If you're helping a person suffering from hoarding addiction to clean up their lives, you'll need several pairs of sturdy rubber gloves, some waste carriers, and the patience of a saint. Most hoarders refuse to take charge of their situation until legal action is taken against them. The police or fire department will eventually issue heavy fines and deadlines to clean up or else face eviction. Some hoarders may even have their property condemned and deemed unliveable. Intervention most often occurs at this point where there are no other alternatives or places to hide.
Family and friends who wish to assist a hoarder should only do so with the assistance of professionals. Hoarding is not something that can be cured overnight, which is why the affected person will require support from several sources. The process can be emotionally draining for everyone involved, but the presence of a psychologist or therapist who specialises in dealing with the disease, and if necessary a hoarder cleanup crew that has dealt with similar cases, can help ease the process. There will be delays and conflicts, but with an outside mediator leading, these issues can hopefully be resolved so that work can resume.
A date and time limit must be set before proceeding with any cleaning efforts. Many hoarders will resist and attempt to postpone, but with the support of a team of professionals pre-scheduled to intervene, they will be forced into the process. Everything should be in place and prearranged beforehand such as renting rolloff dumpsters, alerting the city council, and having supplies handy.

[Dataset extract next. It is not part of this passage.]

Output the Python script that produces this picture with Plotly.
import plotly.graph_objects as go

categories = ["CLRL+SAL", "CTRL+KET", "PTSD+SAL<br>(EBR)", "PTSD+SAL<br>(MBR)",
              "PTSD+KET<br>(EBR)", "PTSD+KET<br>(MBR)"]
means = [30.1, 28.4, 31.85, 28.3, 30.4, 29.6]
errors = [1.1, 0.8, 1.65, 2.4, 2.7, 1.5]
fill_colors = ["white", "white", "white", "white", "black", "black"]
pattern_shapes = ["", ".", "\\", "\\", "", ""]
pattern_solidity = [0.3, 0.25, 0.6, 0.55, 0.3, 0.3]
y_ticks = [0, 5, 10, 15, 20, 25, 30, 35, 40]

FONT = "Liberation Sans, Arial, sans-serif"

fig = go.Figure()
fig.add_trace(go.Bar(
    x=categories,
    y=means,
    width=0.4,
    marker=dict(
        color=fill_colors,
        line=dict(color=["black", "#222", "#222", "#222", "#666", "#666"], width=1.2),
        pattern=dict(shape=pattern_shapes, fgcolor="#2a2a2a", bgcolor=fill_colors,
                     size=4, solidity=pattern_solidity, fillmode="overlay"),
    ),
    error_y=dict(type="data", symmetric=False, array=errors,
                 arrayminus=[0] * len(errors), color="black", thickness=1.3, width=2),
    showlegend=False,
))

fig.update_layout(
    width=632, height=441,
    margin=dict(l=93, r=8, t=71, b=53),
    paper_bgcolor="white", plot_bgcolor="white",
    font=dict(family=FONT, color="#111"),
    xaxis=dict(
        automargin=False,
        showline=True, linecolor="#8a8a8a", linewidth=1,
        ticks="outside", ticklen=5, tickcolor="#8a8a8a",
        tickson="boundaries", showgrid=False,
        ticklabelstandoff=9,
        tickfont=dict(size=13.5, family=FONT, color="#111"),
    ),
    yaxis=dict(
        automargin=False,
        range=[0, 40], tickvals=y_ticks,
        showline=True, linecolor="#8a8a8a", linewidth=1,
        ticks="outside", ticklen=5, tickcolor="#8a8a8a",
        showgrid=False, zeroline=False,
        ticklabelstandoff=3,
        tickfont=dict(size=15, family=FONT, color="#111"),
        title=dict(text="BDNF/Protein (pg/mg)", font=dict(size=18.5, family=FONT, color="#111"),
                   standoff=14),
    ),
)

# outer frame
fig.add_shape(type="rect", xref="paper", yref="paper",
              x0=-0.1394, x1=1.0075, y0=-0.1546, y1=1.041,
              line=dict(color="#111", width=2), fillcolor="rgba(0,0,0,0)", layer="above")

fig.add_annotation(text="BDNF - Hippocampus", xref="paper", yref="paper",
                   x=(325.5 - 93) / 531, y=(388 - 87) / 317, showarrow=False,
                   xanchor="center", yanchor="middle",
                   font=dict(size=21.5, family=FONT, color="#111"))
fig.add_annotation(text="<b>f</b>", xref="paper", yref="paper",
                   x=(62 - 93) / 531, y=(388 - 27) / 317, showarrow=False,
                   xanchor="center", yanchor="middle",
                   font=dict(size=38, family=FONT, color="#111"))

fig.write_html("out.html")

It helps to set up a clear method of work and organisation before commencing. Allow the person suffering from hoarding to set up three separate areas where items can be categorised as garbage, donation, or to keep. Start slowly with things that are of obvious little value (although even throwing out small bits of packaging or paper can trigger negative behaviour from the hoarder). As you work throughout the house, don't be afraid to question some of the choices of the hoarder. They may also try to retrieve things that have been thrown into the garbage.
Hoarders will suffer from many emotions during the process, which can include apathy, anger, sadness, embarrassment and even happiness. They may suddenly become agitated and snap at people, seeming to regress in minutes and refusing to trash anything more. In these situations, it is best to step back and give control to the psychologist or therapist. Many times they are able to aid the hoarder in changing perspective and can encourage them to return to the task at hand.
If finances are an issue, there are many government agencies that may be able to help with the upfront costs of the cleanup such as renting waste carriers, professional cleaning equipment, and the hourly costs of psychiatric assistance. Larger communities also often have support groups where further helping hands can be found that can help speed along the process or provide some insight and tips on how to best deal with the situation.